To solve this problem using Dynamic Programming, we treat the cost function as a reward for a discrete trajectory and try to find optimal sub-trajectories, starting from the end of the sequence. The logic behind this is we can incrementally solve the optimal trajectory by using previously found optimal sub-trajectories.
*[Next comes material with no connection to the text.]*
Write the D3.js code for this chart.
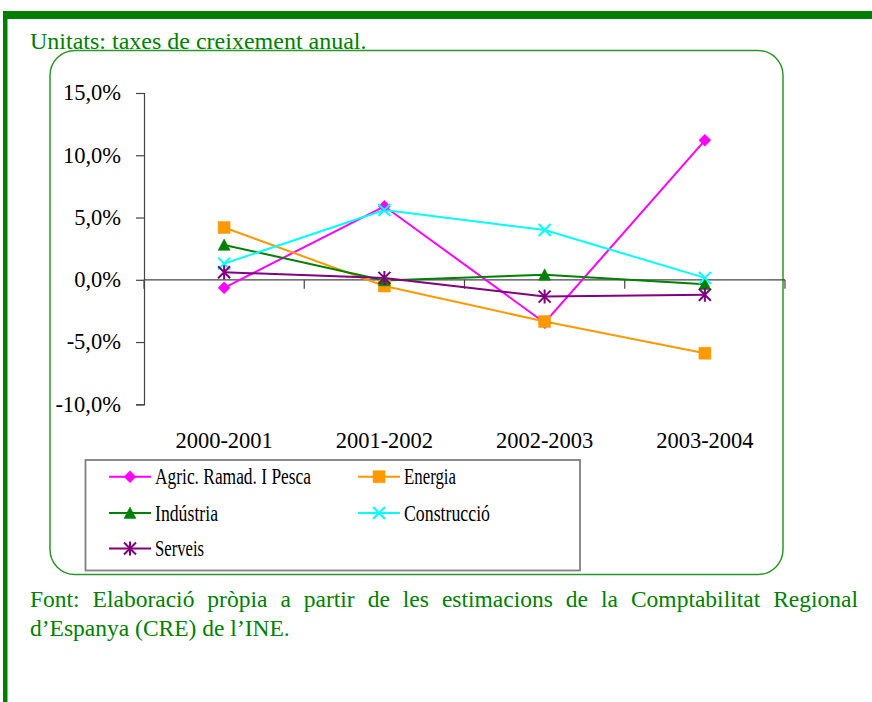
<!DOCTYPE html>
<html><head><meta charset="utf-8">
<script src="https://cdn.jsdelivr.net/npm/d3@7"></script>
<style>body{margin:0;background:#fff}svg{display:block}</style>
</head><body>
<svg id="c" width="872" height="702"></svg>
<script>
const categories = ["2000-2001", "2001-2002", "2002-2003", "2003-2004"];
const agric       = [-0.65, 5.9, -3.45, 11.2];
const energia     = [4.2, -0.5, -3.35, -5.9];
const industria   = [2.8, -0.05, 0.4, -0.35];
const construccio = [1.3, 5.6, 4.0, 0.15];
const serveis     = [0.6, 0.15, -1.35, -1.2];
const yTicks = [-10, -5, 0, 5, 10, 15];
const yTickLabels = ["-10,0%", "-5,0%", "0,0%", "5,0%", "10,0%", "15,0%"];
const seriesNames = ["Agric. Ramad. I Pesca", "Energia", "Indústria", "Construcció", "Serveis"];
const titleText = "Unitats: taxes de creixement anual.";
const footer1 = "Font: Elaboració pròpia a partir de les estimacions de la Comptabilitat Regional";
const footer2 = "d’Espanya (CRE) de l’INE.";

const series = [
  {name: seriesNames[0], values: agric,       color: "#FF00FF", marker: "diamond",  legendW: 156},
  {name: seriesNames[1], values: energia,     color: "#FF9900", marker: "square",   legendW: 52},
  {name: seriesNames[2], values: industria,   color: "#008000", marker: "triangle", legendW: 63},
  {name: seriesNames[3], values: construccio, color: "#00FFFF", marker: "x",        legendW: 86},
  {name: seriesNames[4], values: serveis,     color: "#800080", marker: "star",     legendW: 49}
];

const svg = d3.select("#c");
const serif = "Liberation Serif, Times New Roman, serif";
const green = "#008000";

// page frame bars
svg.append("rect").attr("x", 3).attr("y", 11).attr("width", 869).attr("height", 8).attr("fill", green);
svg.append("rect").attr("x", 3).attr("y", 11).attr("width", 4.5).attr("height", 691).attr("fill", green);

// rounded chart frame
svg.append("rect").attr("x", 50).attr("y", 50.5).attr("width", 733).attr("height", 524)
  .attr("rx", 25).attr("ry", 25).attr("fill", "none").attr("stroke", "#2b962b").attr("stroke-width", 1.5);

// title
svg.append("text").attr("x", 30).attr("y", 49).style("font-family", serif).attr("font-size", 24)
  .attr("fill", green).text(titleText);

// scales
const x = d3.scaleBand().domain(categories).range([144, 785]).padding(0);
const y = d3.scaleLinear().domain([-10, 15]).range([404.3, 93]);
const axisColor = "#444";

// y axis
const yAxis = d3.axisLeft(y).tickValues(yTicks).tickSize(8).tickPadding(15)
  .tickFormat((d, i) => yTickLabels[i]);
const gy = svg.append("g").attr("transform", "translate(144,0)").call(yAxis);
gy.select(".domain").attr("stroke", axisColor).attr("stroke-width", 1.2);
gy.selectAll(".tick line").attr("stroke", axisColor).attr("stroke-width", 1.2);
gy.selectAll(".tick text").style("font-family", serif).attr("font-size", 22.5).attr("fill", "#000").attr("dy", "0.3em");

// x axis line at zero
const gx = svg.append("g").attr("transform", `translate(0,${y(0)})`);
gx.append("line").attr("x1", x.range()[0]).attr("x2", x.range()[1]).attr("stroke", axisColor).attr("stroke-width", 1.2);
const bounds = categories.map(c => x(c)).concat([x.range()[1]]);
gx.selectAll("line.tk").data(bounds).join("line").attr("class", "tk")
  .attr("x1", d => d).attr("x2", d => d).attr("y1", 0).attr("y2", 9)
  .attr("stroke", axisColor).attr("stroke-width", 1.2);

// category labels at bottom
svg.append("g").selectAll("text").data(categories).join("text")
  .attr("x", d => x(d) + x.bandwidth() / 2).attr("y", 448).attr("text-anchor", "middle")
  .style("font-family", serif).attr("font-size", 22.5).attr("fill", "#000").text(d => d);

// marker shapes
function markerPath(type) {
  const s = 6;
  switch (type) {
    case "diamond": return `M0,${-s}L${s},0L0,${s}L${-s},0Z`;
    case "square": return `M${-s},${-s}H${s}V${s}H${-s}Z`;
    case "triangle": return `M0,${-s}L${s},${s*0.9}L${-s},${s*0.9}Z`;
    case "x": return `M${-s},${-s}L${s},${s}M${s},${-s}L${-s},${s}`;
    case "star": return `M${-s},${-s}L${s},${s}M${s},${-s}L${-s},${s}M0,${-s-1}V${s+1}`;
  }
}
function drawMarker(g, type, color) {
  const filled = type === "diamond" || type === "square" || type === "triangle";
  g.append("path").attr("d", markerPath(type))
    .attr("fill", filled ? color : "none")
    .attr("stroke", color).attr("stroke-width", filled ? 0.5 : 2);
}

const cx = c => x(c) + x.bandwidth() / 2;
const line = d3.line().x((d, i) => cx(categories[i])).y(d => y(d));

series.forEach(s => {
  svg.append("path").datum(s.values).attr("d", line)
    .attr("fill", "none").attr("stroke", s.color).attr("stroke-width", 2);
});
series.forEach(s => {
  s.values.forEach((v, i) => {
    const g = svg.append("g").attr("transform", `translate(${cx(categories[i])},${y(v)})`);
    drawMarker(g, s.marker, s.color);
  });
});

// legend
svg.append("rect").attr("x", 85.5).attr("y", 460).attr("width", 494.5).attr("height", 110.5)
  .attr("fill", "#fff").attr("stroke", "#808080").attr("stroke-width", 1.8);
const legPos = [
  {lx: 109, ty: 476.7}, {lx: 358, ty: 476.7},
  {lx: 109, ty: 513}, {lx: 358, ty: 513},
  {lx: 109, ty: 548.5}
];
series.forEach((s, i) => {
  const p = legPos[i];
  const g = svg.append("g");
  g.append("line").attr("x1", p.lx).attr("x2", p.lx + 42).attr("y1", p.ty).attr("y2", p.ty)
    .attr("stroke", s.color).attr("stroke-width", 2);
  const mg = g.append("g").attr("transform", `translate(${p.lx + 21},${p.ty})`);
  drawMarker(mg, s.marker, s.color);
  g.append("text").attr("x", p.lx + 46).attr("y", p.ty + 7.5)
    .style("font-family", serif).attr("font-size", 22.5).attr("fill", "#000")
    .attr("textLength", s.legendW).attr("lengthAdjust", "spacingAndGlyphs").text(s.name);
});

// footer
const f1 = svg.append("text").attr("x", 30).attr("y", 607).style("font-family", serif)
  .attr("font-size", 23.5).attr("fill", green).text(footer1);
const natural = f1.node().getComputedTextLength();
const nSpaces = footer1.split(" ").length - 1;
f1.attr("word-spacing", (828 - natural) / nSpaces);
svg.append("text").attr("x", 30).attr("y", 636).style("font-family", serif)
  .attr("font-size", 23.5).attr("fill", green).text(footer2);
</script>
</body></html>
We can define the final cost trajectory term as:
\begin{align}
V^{*}_{K+1}(m_{K+1}) &= P_{M}(m_{K+1})
\end{align}
where $m_{K+1}$ is within the set of moves, $\mathcal{M}$. We can define this term because it is independent of the decision variable, $u$, which is what we are trying to find an optimal algorithmic strategy to choose. Now the recursive relationship for the next piece of the cost trajectory is:
\begin{align}
V_{K}(m_K, u) &= P_{M}(m_K) + P_{T}(m_K, u) + V^{*}_{K+1}(m_{K+1})
\end{align}
where $u$ can be any move within $\mathcal{M}$. Note how this equation depends on the value for $m_{K+1}$. This dependence is where you incorporate your knowledge of the dynamics. We know based on the discrete dynamics that this cost term can be redefined as:
\begin{align}
V_{K}(m_K, u) &= P_{M}(m_K) + P_{T}(m_K, u) + V^{*}_{K+1}(u)
\end{align}
Our goal now is to find the optimal value of $V_{K}(m_K)$, for each value of $m_K$ within $\mathcal{M}$, with respect to $u$. This is simply written as:
\begin{align}
V^{*}_{K}(m_K) &= \min_{u \in \mathcal{M}} V_{K}(m_K, u)
\end{align}
Note that we also define the optimal value of $u$ for a given step $j$ and a given state $m$ as the optimal policy $\mu^{*}_j(m)$. We can use the above findings to thus define a recursive formulation to find the optimal cost:
\begin{align}
V^{*}_{K+1}(m) &= P_{M}(m) \; \forall m \in \mathcal{M} \\
V^{*}_{j}(m) &= \max_{u \in \mathcal{M}} P_{M}(m) + P_{T}(m,u) + V^{*}_{j+1}(u) \; \forall m \in \mathcal{M}, \forall j \in \lbrace 1, 2, \cdots, K\rbrace \\
\mu^{*}_{j}(m) &= \arg\max_{u \in \mathcal{M}} P_{M}(m) + P_{T}(m,u) + V^{*}_{j+1}(u) \; \forall m \in \mathcal{M}, \forall j \in \lbrace 1, 2, \cdots, K\rbrace \\
\end{align}
Note that $j$ should start at $K$ and be decremented down to $1$. Implementing this algorithm becomes a series of nested loops. This can be shown in pseudo-code to be the following:
for m in {Set of Moves}
V_opt(K+1,m) = P_m(m)
end
for j going from K to 1, increment -1
for m in {Set of Moves}
// initialize V_opt(j,m)
V_opt(j,m) = -Infinity
for u in {Set of Moves}
points = P_m(m) + P_t(m,u) + V_opt(j+1,u)
if( V_opt(j,m) < points )
V_opt(j,m) = points
policy_opt(j,m) = u
end
end // end for loop u
end // end for loop m
end // end for loop j
After finding the optimal policy $\mu^{*}_j(m)$ (policy_opt(j,m) in code), you can generate the optimal moves using the dynamics as noted previously. As you can see looking at the pseudo-code, the algorithm uses 3 nested loops, two of size $N$ and one of size $K$. This makes the problem dominated by a computational complexity of $O(KN^2)$.